REVISTAS FEMININAS
Ligia Martins de Almeida (*)
A mulher brasileira é magra, alta, se veste bem e está sempre linda. Tem um ótimo emprego ou é uma bem-sucedida empresária. Viaja para o exterior ou compra, aqui mesmo, as maravilhas importadas. Navega pela internet com a mesma tranqüilidade com que serve uma linda mesa para 12 convidados ? claro que com as comidinhas mais sofisticadas, as mesmas, aliás, que também escolhe nos restaurantes mais caros.
Essa, pelo menos, parece ser a mulher para as quais as revistas femininas se dirigem.
Culpa das jornalistas que se formam sonhando em reformar o mundo, melhorar a condição feminina e (também) fazer uma carreira bem remunerada?
Seria injusto responder "sim" a essa pergunta.
Mesmo nas revistas mais sofisticadas, a preocupação com o social está presente: mulheres espancadas pelos maridos, mulheres demitidas por preconceito, ou por não aceitarem o assédio dos chefes, aparecem em suas matérias especiais. Dá para perceber a "luta interna" para fazer passar esse tipo de pauta: afinal, miséria, maus-tratos e feiúra, embora parte do nosso cotidiano, não atraem anunciantes.
Por que uma grife de moda ou uma grande empresa de cosméticos gastaria dinheiro numa revista de papel inferior, mostrando um mundo real, onde as mulheres podem ser bonitas, jovens e bem-sucedidas mas também podem ser feias, gordas, velhas ou negras?
Nesse mundo pós-feminista, as mulheres ? pelo menos as mulheres urbanas, de classe média para cima e de nível universitário ? ganharam o direito ao trabalho, à disputa por cargos públicos e, principalmente, o direito de brigar por seus direitos.
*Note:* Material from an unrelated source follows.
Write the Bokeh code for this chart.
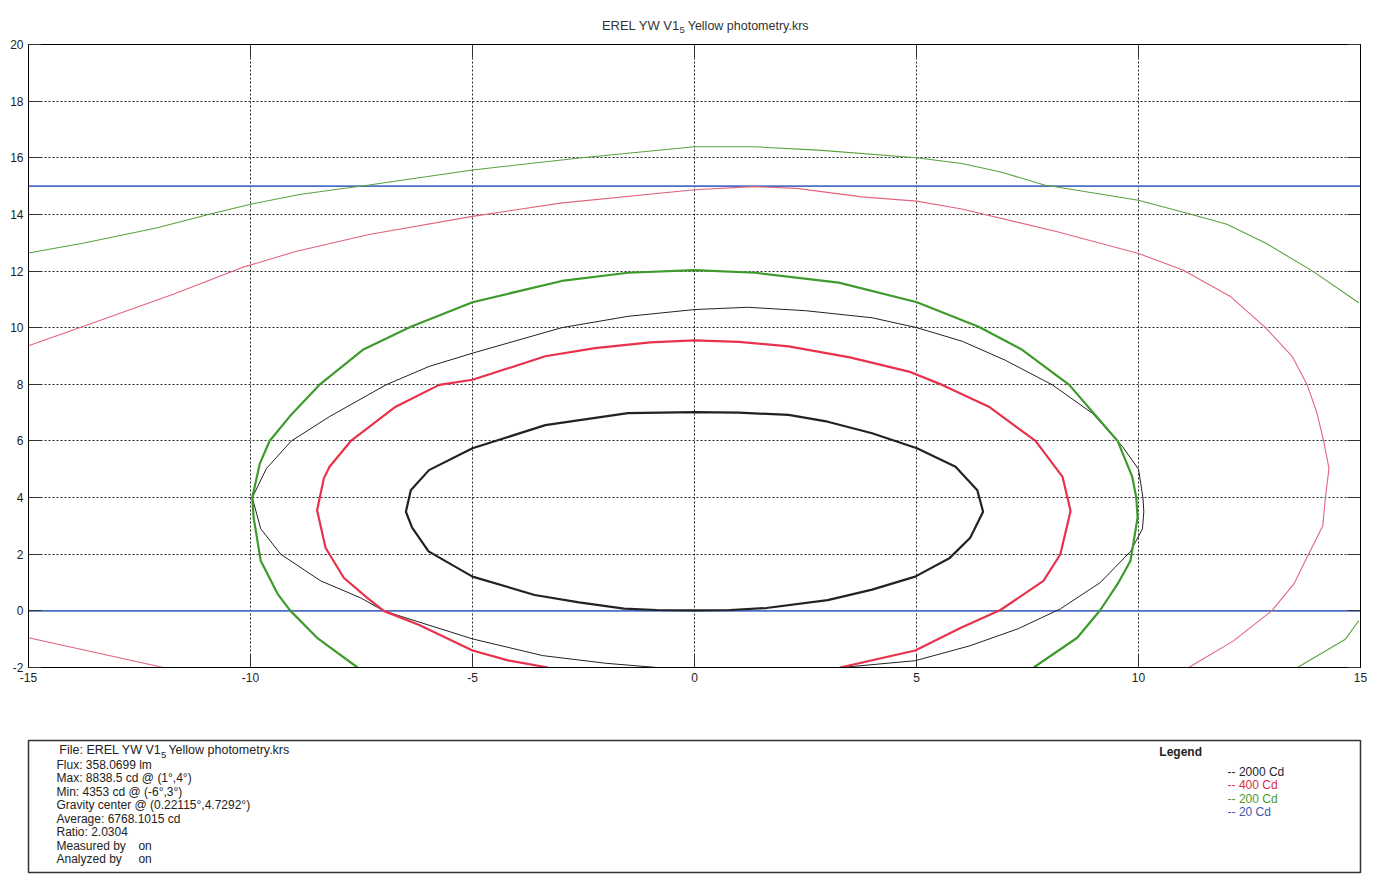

Mas, a julgar pelas revistas femininas disponíveis nas bancas brasileiras, o grande problema parece ser o orgasmo. Se não é assim, como explicar a enchente de matérias repetitivas sobre sexo nas revistas femininas? Nada errado, se considerarmos que o direito ao prazer também estava entre as bandeiras do feminismo. O problema é tratar o sexo como se fosse, ainda hoje, a prioridade máxima da mulher brasileira.
Conclusão óbvia
Provavelmente os marqueteiros não implicam com matérias de sexo e acreditam que revista jovem (e, portanto, boa para veicular anúncios) tem que mostrar falta de preconceitos. Mas aí também precisamos ser compreensivos. Afinal, recebendo milhares de cartas de leitoras todo dia, as editoras de revistas femininas devem saber o que seu público quer. As revistas em geral, femininas ou, teoricamente procuram sempre fazer o melhor por seu leitores.
Mas será que conhecemos mesmo as nossas leitoras?
As redatoras e editoras (e eu me incluía entre elas) acham que sim. Afinal, recebemos cartas, as leitoras telefonam, fazemos pesquisas e, ao propor ou editar matérias, procuramos, na melhor das intenções, fazer um texto que realmente "fale" com a leitora. Mas quando a gente vê a nossa revista na mão de uma leitora ? mesmo a leitora ideal, com curso universitário, bom emprego, preocupada com o diálogo no relacionamento e com a educação dos filhos ? percebemos que ela é muito diferente daquela mulher feita à imagem e semelhança das editoras de revistas.
Existe, é claro, aquela minoria que ganha seu dinheiro, veste-se com elegância e tem uma casa que se poderia estar na própria publicação. Mas a grande maioria ? com curso superior ou não ? não escapa de suas tarefas de dona de casa, mãe, e não entende outro tipo de comportamento que não o convencional. São filhas da grande classe média (ainda em ascensão, ou, para usar a palavra da moda, emergente), de princípios morais (certos ou errados, não importa) rígidos. São doutoras ou professoras nada sofisticadas, que não trazem em sua bagagem a informação "de berço". Sorvem as informações das revistas ditas femininas, só que interpretam os serviços de moda, beleza e etiqueta de uma forma totalmente equivocada.
A conclusão então parece óbvia: as revistas brasileiras não conhecem a mulher brasileira. Se conhecessem, as pautas seriam outras e mesmo as boas pautas de hoje seriam encaminhadas e editadas de forma diferente.
É claro que haveria a famosa luta interna. Editoras tentando convencer os patrões e os yuppies das agências que esse seria o caminho certo. Uma luta dura. Mas não é para isso que servem os jornalistas?